◆ Problem requirements ◆
Copy all of the material exactly. Pictures are not to appear in the copy.

◆ Raw data ◆
☆ ☆ ☆ ☆ ☆ ☆ ☆

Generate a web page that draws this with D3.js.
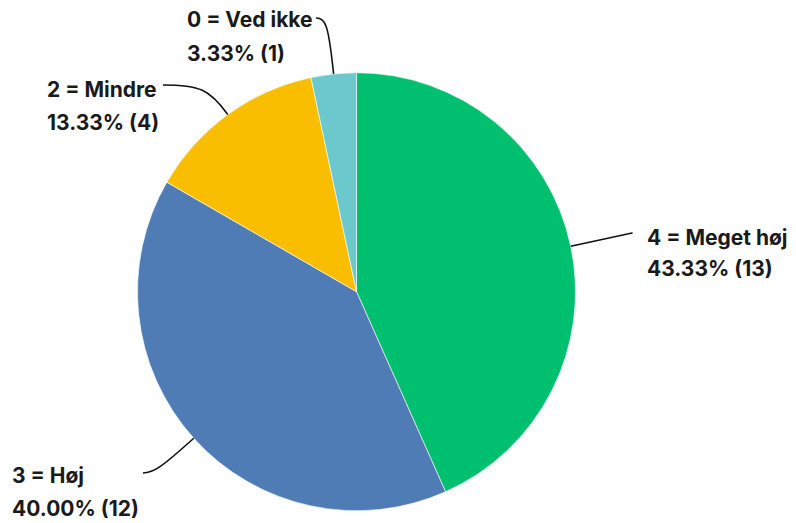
<!DOCTYPE html>
<html>
<head>
<meta charset="utf-8">
<script src="https://cdn.jsdelivr.net/npm/d3@7"></script>
<style>
  html, body { margin: 0; padding: 0; background: #fff; }
  svg { display: block; }
  text { font-family: Inter, "Noto Sans", sans-serif; font-weight: 700; fill: #1a1a1a; }
</style>
</head>
<body>
<svg id="chart" width="796" height="523"></svg>
<script>
// ---- data ----
const categories = ["4 = Meget høj", "3 = Høj", "2 = Mindre", "0 = Ved ikke"];
const counts = [13, 12, 4, 1];
const percentLabels = ["43.33%", "40.00%", "13.33%", "3.33%"];
const colors = ["#00BF6F", "#507CB6", "#F9BE00", "#6BC8CD"];

// ---- layout ----
const W = 796, H = 523;
const cx = 356.5, cy = 291.7, R = 219;
const fontSize = 21;
// label placement: x, first baseline, second baseline, anchor, leader-line end
const labelLayout = [
  { x: 647, y1: 245, y2: 276, anchor: "start", ex: 632, ey: 233 },
  { x: 12,  y1: 483, y2: 516, anchor: "start", ex: 143, ey: 473 },
  { x: 47,  y1: 97,  y2: 130, anchor: "start", ex: 163, ey: 85 },
  { x: 187, y1: 27,  y2: 61,  anchor: "start", ex: 316, ey: 18 }
];

const svg = d3.select("#chart");
const data = categories.map((c, i) => ({ cat: c, value: counts[i], pct: percentLabels[i], color: colors[i], lay: labelLayout[i] }));

const pie = d3.pie().value(d => d.value).sort(null);
const arc = d3.arc().innerRadius(0).outerRadius(R);
const arcs = pie(data);

const g = svg.append("g").attr("transform", `translate(${cx},${cy})`);
g.selectAll("path.slice")
  .data(arcs)
  .enter().append("path")
  .attr("class", "slice")
  .attr("d", arc)
  .attr("fill", d => d.data.color)
  .attr("stroke", "#ffffff")
  .attr("stroke-width", 0.6);

// leader lines
arcs.forEach(a => {
  const mid = (a.startAngle + a.endAngle) / 2;
  const dx = Math.sin(mid), dy = -Math.cos(mid);
  const p0 = [cx + R * dx, cy + R * dy];
  const L = a.data.lay;
  let t = Math.abs(dy) > 1e-6 ? (L.ey - p0[1]) / dy : 40;
  if (t < 0) t = 0;
  let c = [p0[0] + t * dx, p0[1] + t * dy];
  const path = d3.path();
  path.moveTo(p0[0], p0[1]);
  path.bezierCurveTo(
    p0[0] + (c[0] - p0[0]) * 0.85, p0[1] + (c[1] - p0[1]) * 0.85,
    L.ex + (c[0] - L.ex) * 0.85, L.ey + (c[1] - L.ey) * 0.85,
    L.ex, L.ey);
  svg.append("path")
    .attr("d", path.toString())
    .attr("fill", "none")
    .attr("stroke", "#111")
    .attr("stroke-width", 1.6);
});

// labels
const lab = svg.selectAll("g.label").data(data).enter().append("g").attr("class", "label");
lab.append("text")
  .attr("x", d => d.lay.x).attr("y", d => d.lay.y1)
  .attr("text-anchor", d => d.lay.anchor)
  .attr("font-size", fontSize)
  .text(d => d.cat);
lab.append("text")
  .attr("x", d => d.lay.x).attr("y", d => d.lay.y2)
  .attr("text-anchor", d => d.lay.anchor)
  .attr("font-size", fontSize)
  .text(d => `${d.pct} (${d.value})`);
</script>
</body>
</html>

☆ ☆ ☆ ☆ ☆ ☆ ☆

◆ Written response ◆
Generate a web page that draws this with D3.js.
<!DOCTYPE html>
<html>
<head>
<meta charset="utf-8">
<script src="https://cdn.jsdelivr.net/npm/d3@7"></script>
<style>
  html, body { margin: 0; padding: 0; background: #fff; }
  svg { display: block; }
  text { font-family: Inter, "Noto Sans", sans-serif; font-weight: 700; fill: #1a1a1a; }
</style>
</head>
<body>
<svg id="chart" width="796" height="523"></svg>
<script>
// ---- data ----
const categories = ["4 = Meget høj", "3 = Høj", "2 = Mindre", "0 = Ved ikke"];
const counts = [13, 12, 4, 1];
const percentLabels = ["43.33%", "40.00%", "13.33%", "3.33%"];
const colors = ["#00BF6F", "#507CB6", "#F9BE00", "#6BC8CD"];

// ---- layout ----
const W = 796, H = 523;
const cx = 356.5, cy = 291.7, R = 219;
const fontSize = 21;
// label placement: x, first baseline, second baseline, anchor, leader-line end
const labelLayout = [
  { x: 647, y1: 245, y2: 276, anchor: "start", ex: 632, ey: 233 },
  { x: 12,  y1: 483, y2: 516, anchor: "start", ex: 143, ey: 473 },
  { x: 47,  y1: 97,  y2: 130, anchor: "start", ex: 163, ey: 85 },
  { x: 187, y1: 27,  y2: 61,  anchor: "start", ex: 316, ey: 18 }
];

const svg = d3.select("#chart");
const data = categories.map((c, i) => ({ cat: c, value: counts[i], pct: percentLabels[i], color: colors[i], lay: labelLayout[i] }));

const pie = d3.pie().value(d => d.value).sort(null);
const arc = d3.arc().innerRadius(0).outerRadius(R);
const arcs = pie(data);

const g = svg.append("g").attr("transform", `translate(${cx},${cy})`);
g.selectAll("path.slice")
  .data(arcs)
  .enter().append("path")
  .attr("class", "slice")
  .attr("d", arc)
  .attr("fill", d => d.data.color)
  .attr("stroke", "#ffffff")
  .attr("stroke-width", 0.6);

// leader lines
arcs.forEach(a => {
  const mid = (a.startAngle + a.endAngle) / 2;
  const dx = Math.sin(mid), dy = -Math.cos(mid);
  const p0 = [cx + R * dx, cy + R * dy];
  const L = a.data.lay;
  let t = Math.abs(dy) > 1e-6 ? (L.ey - p0[1]) / dy : 40;
  if (t < 0) t = 0;
  let c = [p0[0] + t * dx, p0[1] + t * dy];
  const path = d3.path();
  path.moveTo(p0[0], p0[1]);
  path.bezierCurveTo(
    p0[0] + (c[0] - p0[0]) * 0.85, p0[1] + (c[1] - p0[1]) * 0.85,
    L.ex + (c[0] - L.ex) * 0.85, L.ey + (c[1] - L.ey) * 0.85,
    L.ex, L.ey);
  svg.append("path")
    .attr("d", path.toString())
    .attr("fill", "none")
    .attr("stroke", "#111")
    .attr("stroke-width", 1.6);
});

// labels
const lab = svg.selectAll("g.label").data(data).enter().append("g").attr("class", "label");
lab.append("text")
  .attr("x", d => d.lay.x).attr("y", d => d.lay.y1)
  .attr("text-anchor", d => d.lay.anchor)
  .attr("font-size", fontSize)
  .text(d => d.cat);
lab.append("text")
  .attr("x", d => d.lay.x).attr("y", d => d.lay.y2)
  .attr("text-anchor", d => d.lay.anchor)
  .attr("font-size", fontSize)
  .text(d => `${d.pct} (${d.value})`);
</script>
</body>
</html>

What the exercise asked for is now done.